Comme beaucoup de ses amis et congénères, Cédric Landry a décidé de partir des Îles après ses études secondaires. Écrire Pierre-Luc à Isaac à Jos était évidemment une manière de parler de cette expérience, qui est celle de plusieurs urbains d'adoption. Mais cette histoire qu'il a située sur un bateau de pêche lui a aussi permis d'aborder bien d'autres préoccupations sociales.

«Ma pièce parle aussi de l'envahissement des Îles par le tourisme. Bien sûr, c'est quelque chose de positif pour la région. Mais en revanche, plusieurs jeunes qui souhaiteraient revenir n'ont pas les moyens d'acheter une maison, parce que les prix ont tellement grimpé.»

Jouer songé

Refusé au programme de jeu de l'École nationale de théâtre, Cédric Landry a pris la plume surtout pour combler son besoin de jouer. «J'écrivais des pièces qui étaient présentées en théâtre d'été aux Îles-de-la-Madeleine», raconte Landry qui, lors de notre entretien au Bic, arrivait justement des Îles. La semaine précédente s'y tenait la première de Recherchés, une autre de ses pièces.

«Quand j'écrivais pour le théâtre d'été, je sentais la pression de faire rire les gens qui ne veulent pas se casser la tête, parce qu'ils sont en vacances.»

Le directeur artistique du Théâtre du Bic, Eudore Belzile, rappelle que son théâtre est le seul à ne pas faire relâche pendant l'été. Ce qui veut dire qu'au Bic, le mandat ne change pas au retour des beaux jours pour plaire à une clientèle estivale qui s'attend à rire gras et voir jouer des «vedettes».

Belzile, qui signe la mise en scène de Pierre-Luc à Isaac à Jos, se montre d'ailleurs très heureux de proposer cette année un texte d'un auteur de la région. «La moitié du Québec ne se voit pratiquement jamais représentée sur la scène et dans les grands médias. On entend plus souvent parler d'Hérouxville. C'est important d'amener cette parole-là, à travers des personnages qui ne font pas la morale. Beaucoup de jeunes viennent voir la pièce et enclenchent ensuite la discussion. Ça leur parle beaucoup, parce qu'ils sont à un âge où ils doivent faire des choix.»

Cédric Landry, lui, n'a pas de projet de quitter la mer pour le béton. Sa pièce Recherchés passera prochainement par Caraquet. À Rimouski, il continue de vivre du théâtre avec les bourses et en donnant des ateliers en parascolaire, en travaillant au programme de technique policière de Rimouski, en jouant et en écrivant. Il a également signé la mise en scène du spectacle de Boucar Diouf, D'Hiver Cité.
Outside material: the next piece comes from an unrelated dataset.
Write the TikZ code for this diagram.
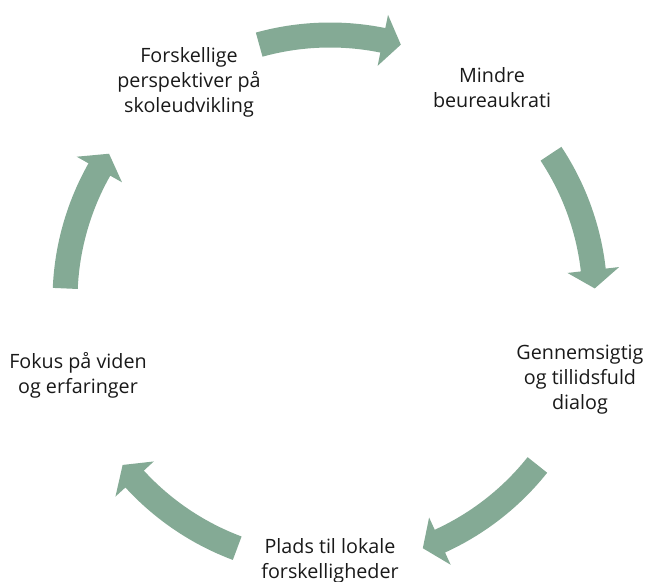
\documentclass[tikz,border=0pt]{standalone}
\usepackage{fontspec}
\setmainfont{Open Sans}
\usetikzlibrary{positioning,calc}
\definecolor{cyclegreen}{RGB}{132,170,149}
\begin{document}
\begin{tikzpicture}[x=1bp,y=1bp]
     \tikzstyle{node_style} = [align=center,font=\fontsize{19.8}{25}\selectfont,text=black!90]
     \tikzstyle{arrow_style} = [fill=cyclegreen,draw=none]
     \useasboundingbox (0,0) rectangle (648,582);
     \coordinate (ctr) at (330,282);
     \node[node_style] (v1) at (189,500) {Forskellige\\perspektiver på\\skoleudvikling};
     \node[node_style] (v2) at (492,494) {Mindre\\beureaukrati};
     \node[node_style] (v3) at (580,202) {Gennemsigtig\\og tillidsfuld\\dialog};
     \node[node_style] (v4) at (330,21) {Plads til lokale\\forskelligheder};
     \node[node_style] (v5) at (78,207) {Fokus på viden\\og erfaringer};
     % the five bent arrows of the cycle
     \foreach \c in {90,18,-54,-126,-198} {
          \fill[arrow_style,shift={(ctr)}]
               ({\c+15.5}:277.5) arc[start angle={\c+15.5},end angle={\c-11.5},radius=277.5]
               -- ({\c-11.5}:291) -- ({\c-15.5}:265) -- ({\c-11.5}:239)
               -- ({\c-11.5}:252.5) arc[start angle={\c-11.5},end angle={\c+15.5},radius=252.5]
               -- cycle;
     }
\end{tikzpicture}
\end{document}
«Quand t'es acteur à Montréal, tu peux passer des auditions pour des pubs, des courts métrages. Tandis qu'ici, personne ne t'appelle, il n'y a pas d'agent. Par contre, si t'as l'esprit entreprenant, tu peux aller chercher de l'argent. Le Conseil des arts va t'aider.»

Quant à nous, spectateurs urbains, souhaitons que le théâtre de Cédric Landry remonte bientôt le fleuve jusqu'à Montréal.

Pierre-Luc à Isaac à Jos, de Cédric Landry, dans une mise en scène d'Eudore Belzile, jusqu'au 16 août au Théâtre du Bic.